■ RECORDED INFORMATION ■
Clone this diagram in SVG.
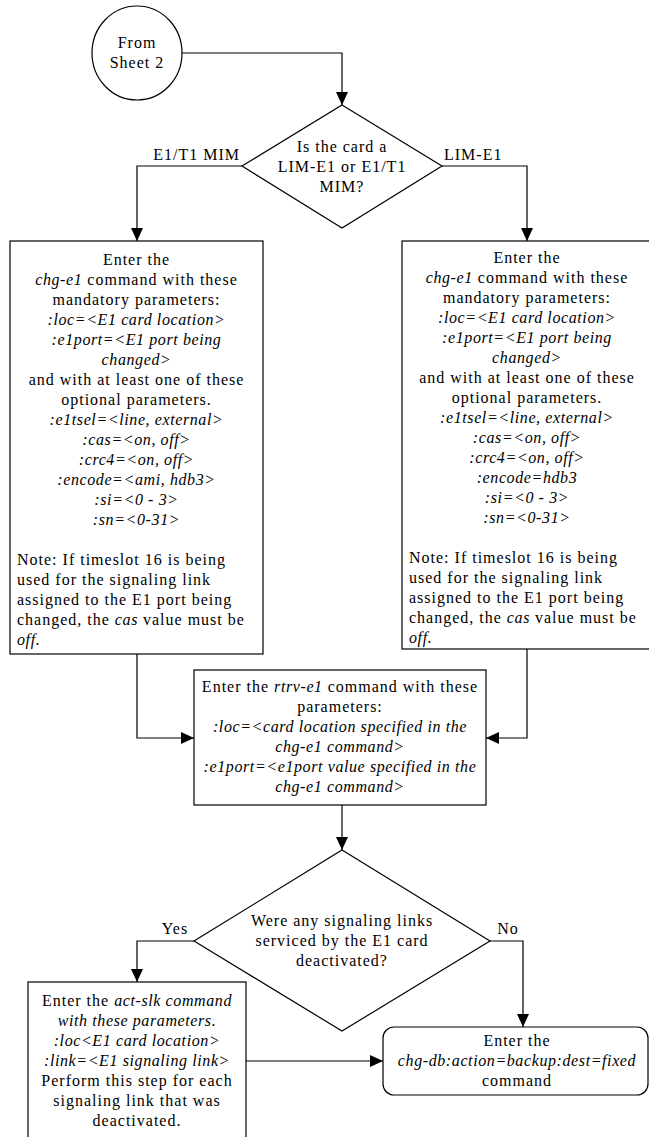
<svg xmlns="http://www.w3.org/2000/svg" width="649" height="1137" viewBox="0 0 649 1137">
<style>
.s{fill:#fff;stroke:#000;stroke-width:1.2}
.c{fill:none;stroke:#000;stroke-width:1.2}
text{font-family:"Liberation Serif","Times New Roman",serif;font-size:16px;letter-spacing:1px;fill:#000}
.m{text-anchor:middle}
.i{font-style:italic;letter-spacing:0.6px}
</style>
<defs>
<marker id="a" markerUnits="userSpaceOnUse" markerWidth="13" markerHeight="12" refX="13" refY="6" orient="auto">
<path d="M0,0 L13,6 L0,12 z" fill="#000"/>
</marker>
</defs>
<rect width="649" height="1137" fill="#fff"/>
<g id="connectors">
<path class="c" d="M182,53 H342 V105" marker-end="url(#a)"/>
<path class="c" d="M242,166 H137 V241" marker-end="url(#a)"/>
<path class="c" d="M442,166 H527 V241" marker-end="url(#a)"/>
<path class="c" d="M137,654 V738 H194" marker-end="url(#a)"/>
<path class="c" d="M527,649 V738 H486" marker-end="url(#a)"/>
<path class="c" d="M342,805 V850" marker-end="url(#a)"/>
<path class="c" d="M194,941 H137 V982" marker-end="url(#a)"/>
<path class="c" d="M490,941 H523 V1027" marker-end="url(#a)"/>
<path class="c" d="M246,1061 H383" marker-end="url(#a)"/>
<text x="240" y="160" text-anchor="end">E1/T1 MIM</text>
<text x="444" y="160">LIM-E1</text>
<text x="175" y="934" class="m">Yes</text>
<text x="508" y="934" class="m">No</text>
</g>
<g id="start">
<ellipse class="s" cx="137" cy="53" rx="45" ry="47"/>
<text x="137" y="48" class="m">From</text>
<text x="137" y="68" class="m">Sheet 2</text>
</g>
<g id="decision1">
<polygon class="s" points="342,105 442,166 342,228 242,166"/>
<text x="342" y="152" class="m">Is the card a</text>
<text x="342" y="172" class="m">LIM-E1 or E1/T1</text>
<text x="342" y="192" class="m">MIM?</text>
</g>
<g id="chg-e1-mim">
<rect class="s" x="10" y="241" width="253" height="413"/>
<text x="136.5" y="265" class="m">Enter the</text>
<text x="136.5" y="285" class="m"><tspan class="i">chg-e1</tspan> command with these</text>
<text x="136.5" y="305" class="m">mandatory parameters:</text>
<text x="136.5" y="325" class="m i">:loc=&lt;E1 card location&gt;</text>
<text x="136.5" y="345" class="m i">:e1port=&lt;E1 port being</text>
<text x="136.5" y="365" class="m i">changed&gt;</text>
<text x="136.5" y="385" class="m">and with at least one of these</text>
<text x="136.5" y="405" class="m">optional parameters.</text>
<text x="136.5" y="425" class="m i">:e1tsel=&lt;line, external&gt;</text>
<text x="136.5" y="445" class="m i">:cas=&lt;on, off&gt;</text>
<text x="136.5" y="465" class="m i">:crc4=&lt;on, off&gt;</text>
<text x="136.5" y="485" class="m i">:encode=&lt;ami, hdb3&gt;</text>
<text x="136.5" y="505" class="m i">:si=&lt;0 - 3&gt;</text>
<text x="136.5" y="525" class="m i">:sn=&lt;0-31&gt;</text>
<text x="17" y="565">Note: If timeslot 16 is being</text>
<text x="17" y="585">used for the signaling link</text>
<text x="17" y="605">assigned to the E1 port being</text>
<text x="17" y="625">changed, the <tspan class="i">cas</tspan> value must be</text>
<text x="17" y="645" class="i">off.</text>
</g>
<g id="chg-e1-lim">
<rect class="s" x="402" y="241" width="250" height="408"/>
<text x="527" y="263" class="m">Enter the</text>
<text x="527" y="283" class="m"><tspan class="i">chg-e1</tspan> command with these</text>
<text x="527" y="303" class="m">mandatory parameters:</text>
<text x="527" y="323" class="m i">:loc=&lt;E1 card location&gt;</text>
<text x="527" y="343" class="m i">:e1port=&lt;E1 port being</text>
<text x="527" y="363" class="m i">changed&gt;</text>
<text x="527" y="383" class="m">and with at least one of these</text>
<text x="527" y="403" class="m">optional parameters.</text>
<text x="527" y="423" class="m i">:e1tsel=&lt;line, external&gt;</text>
<text x="527" y="443" class="m i">:cas=&lt;on, off&gt;</text>
<text x="527" y="463" class="m i">:crc4=&lt;on, off&gt;</text>
<text x="527" y="483" class="m i">:encode=hdb3</text>
<text x="527" y="503" class="m i">:si=&lt;0 - 3&gt;</text>
<text x="527" y="523" class="m i">:sn=&lt;0-31&gt;</text>
<text x="409" y="563">Note: If timeslot 16 is being</text>
<text x="409" y="583">used for the signaling link</text>
<text x="409" y="603">assigned to the E1 port being</text>
<text x="409" y="623">changed, the <tspan class="i">cas</tspan> value must be</text>
<text x="409" y="643" class="i">off.</text>
</g>
<g id="rtrv-e1">
<rect class="s" x="194" y="670" width="292" height="135"/>
<text x="340" y="692" class="m">Enter the <tspan class="i">rtrv-e1</tspan> command with these</text>
<text x="340" y="712" class="m">parameters:</text>
<text x="340" y="732" class="m i">:loc=&lt;card location specified in the</text>
<text x="340" y="752" class="m i">chg-e1 command&gt;</text>
<text x="340" y="772" class="m i">:e1port=&lt;e1port value specified in the</text>
<text x="340" y="792" class="m i">chg-e1 command&gt;</text>
</g>
<g id="decision2">
<polygon class="s" points="342,850 490,941 342,1031 194,941"/>
<text x="342" y="926" class="m">Were any signaling links</text>
<text x="342" y="946" class="m">serviced by the E1 card</text>
<text x="342" y="966" class="m">deactivated?</text>
</g>
<g id="act-slk">
<rect class="s" x="28" y="982" width="218" height="165"/>
<text x="137" y="1006" class="m">Enter the <tspan class="i">act-slk command</tspan></text>
<text x="137" y="1026" class="m i">with these parameters.</text>
<text x="137" y="1046" class="m i">:loc&lt;E1 card location&gt;</text>
<text x="137" y="1066" class="m i">:link=&lt;E1 signaling link&gt;</text>
<text x="137" y="1086" class="m">Perform this step for each</text>
<text x="137" y="1106" class="m">signaling link that was</text>
<text x="137" y="1126" class="m">deactivated.</text>
</g>
<g id="chg-db">
<rect class="s" x="383" y="1027" width="265" height="68" rx="11"/>
<text x="517" y="1046" class="m">Enter the</text>
<text x="517" y="1066" class="m i">chg-db:action=backup:dest=fixed</text>
<text x="517" y="1086" class="m">command</text>
</g>
</svg>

■ GOAL ■
Return the whole listing, word for word, and leave out every picture.

■ ANSWER TO THIS PROBLEM ■
Clone this diagram in SVG.
<svg xmlns="http://www.w3.org/2000/svg" width="649" height="1137" viewBox="0 0 649 1137">
<style>
.s{fill:#fff;stroke:#000;stroke-width:1.2}
.c{fill:none;stroke:#000;stroke-width:1.2}
text{font-family:"Liberation Serif","Times New Roman",serif;font-size:16px;letter-spacing:1px;fill:#000}
.m{text-anchor:middle}
.i{font-style:italic;letter-spacing:0.6px}
</style>
<defs>
<marker id="a" markerUnits="userSpaceOnUse" markerWidth="13" markerHeight="12" refX="13" refY="6" orient="auto">
<path d="M0,0 L13,6 L0,12 z" fill="#000"/>
</marker>
</defs>
<rect width="649" height="1137" fill="#fff"/>
<g id="connectors">
<path class="c" d="M182,53 H342 V105" marker-end="url(#a)"/>
<path class="c" d="M242,166 H137 V241" marker-end="url(#a)"/>
<path class="c" d="M442,166 H527 V241" marker-end="url(#a)"/>
<path class="c" d="M137,654 V738 H194" marker-end="url(#a)"/>
<path class="c" d="M527,649 V738 H486" marker-end="url(#a)"/>
<path class="c" d="M342,805 V850" marker-end="url(#a)"/>
<path class="c" d="M194,941 H137 V982" marker-end="url(#a)"/>
<path class="c" d="M490,941 H523 V1027" marker-end="url(#a)"/>
<path class="c" d="M246,1061 H383" marker-end="url(#a)"/>
<text x="240" y="160" text-anchor="end">E1/T1 MIM</text>
<text x="444" y="160">LIM-E1</text>
<text x="175" y="934" class="m">Yes</text>
<text x="508" y="934" class="m">No</text>
</g>
<g id="start">
<ellipse class="s" cx="137" cy="53" rx="45" ry="47"/>
<text x="137" y="48" class="m">From</text>
<text x="137" y="68" class="m">Sheet 2</text>
</g>
<g id="decision1">
<polygon class="s" points="342,105 442,166 342,228 242,166"/>
<text x="342" y="152" class="m">Is the card a</text>
<text x="342" y="172" class="m">LIM-E1 or E1/T1</text>
<text x="342" y="192" class="m">MIM?</text>
</g>
<g id="chg-e1-mim">
<rect class="s" x="10" y="241" width="253" height="413"/>
<text x="136.5" y="265" class="m">Enter the</text>
<text x="136.5" y="285" class="m"><tspan class="i">chg-e1</tspan> command with these</text>
<text x="136.5" y="305" class="m">mandatory parameters:</text>
<text x="136.5" y="325" class="m i">:loc=&lt;E1 card location&gt;</text>
<text x="136.5" y="345" class="m i">:e1port=&lt;E1 port being</text>
<text x="136.5" y="365" class="m i">changed&gt;</text>
<text x="136.5" y="385" class="m">and with at least one of these</text>
<text x="136.5" y="405" class="m">optional parameters.</text>
<text x="136.5" y="425" class="m i">:e1tsel=&lt;line, external&gt;</text>
<text x="136.5" y="445" class="m i">:cas=&lt;on, off&gt;</text>
<text x="136.5" y="465" class="m i">:crc4=&lt;on, off&gt;</text>
<text x="136.5" y="485" class="m i">:encode=&lt;ami, hdb3&gt;</text>
<text x="136.5" y="505" class="m i">:si=&lt;0 - 3&gt;</text>
<text x="136.5" y="525" class="m i">:sn=&lt;0-31&gt;</text>
<text x="17" y="565">Note: If timeslot 16 is being</text>
<text x="17" y="585">used for the signaling link</text>
<text x="17" y="605">assigned to the E1 port being</text>
<text x="17" y="625">changed, the <tspan class="i">cas</tspan> value must be</text>
<text x="17" y="645" class="i">off.</text>
</g>
<g id="chg-e1-lim">
<rect class="s" x="402" y="241" width="250" height="408"/>
<text x="527" y="263" class="m">Enter the</text>
<text x="527" y="283" class="m"><tspan class="i">chg-e1</tspan> command with these</text>
<text x="527" y="303" class="m">mandatory parameters:</text>
<text x="527" y="323" class="m i">:loc=&lt;E1 card location&gt;</text>
<text x="527" y="343" class="m i">:e1port=&lt;E1 port being</text>
<text x="527" y="363" class="m i">changed&gt;</text>
<text x="527" y="383" class="m">and with at least one of these</text>
<text x="527" y="403" class="m">optional parameters.</text>
<text x="527" y="423" class="m i">:e1tsel=&lt;line, external&gt;</text>
<text x="527" y="443" class="m i">:cas=&lt;on, off&gt;</text>
<text x="527" y="463" class="m i">:crc4=&lt;on, off&gt;</text>
<text x="527" y="483" class="m i">:encode=hdb3</text>
<text x="527" y="503" class="m i">:si=&lt;0 - 3&gt;</text>
<text x="527" y="523" class="m i">:sn=&lt;0-31&gt;</text>
<text x="409" y="563">Note: If timeslot 16 is being</text>
<text x="409" y="583">used for the signaling link</text>
<text x="409" y="603">assigned to the E1 port being</text>
<text x="409" y="623">changed, the <tspan class="i">cas</tspan> value must be</text>
<text x="409" y="643" class="i">off.</text>
</g>
<g id="rtrv-e1">
<rect class="s" x="194" y="670" width="292" height="135"/>
<text x="340" y="692" class="m">Enter the <tspan class="i">rtrv-e1</tspan> command with these</text>
<text x="340" y="712" class="m">parameters:</text>
<text x="340" y="732" class="m i">:loc=&lt;card location specified in the</text>
<text x="340" y="752" class="m i">chg-e1 command&gt;</text>
<text x="340" y="772" class="m i">:e1port=&lt;e1port value specified in the</text>
<text x="340" y="792" class="m i">chg-e1 command&gt;</text>
</g>
<g id="decision2">
<polygon class="s" points="342,850 490,941 342,1031 194,941"/>
<text x="342" y="926" class="m">Were any signaling links</text>
<text x="342" y="946" class="m">serviced by the E1 card</text>
<text x="342" y="966" class="m">deactivated?</text>
</g>
<g id="act-slk">
<rect class="s" x="28" y="982" width="218" height="165"/>
<text x="137" y="1006" class="m">Enter the <tspan class="i">act-slk command</tspan></text>
<text x="137" y="1026" class="m i">with these parameters.</text>
<text x="137" y="1046" class="m i">:loc&lt;E1 card location&gt;</text>
<text x="137" y="1066" class="m i">:link=&lt;E1 signaling link&gt;</text>
<text x="137" y="1086" class="m">Perform this step for each</text>
<text x="137" y="1106" class="m">signaling link that was</text>
<text x="137" y="1126" class="m">deactivated.</text>
</g>
<g id="chg-db">
<rect class="s" x="383" y="1027" width="265" height="68" rx="11"/>
<text x="517" y="1046" class="m">Enter the</text>
<text x="517" y="1066" class="m i">chg-db:action=backup:dest=fixed</text>
<text x="517" y="1086" class="m">command</text>
</g>
</svg>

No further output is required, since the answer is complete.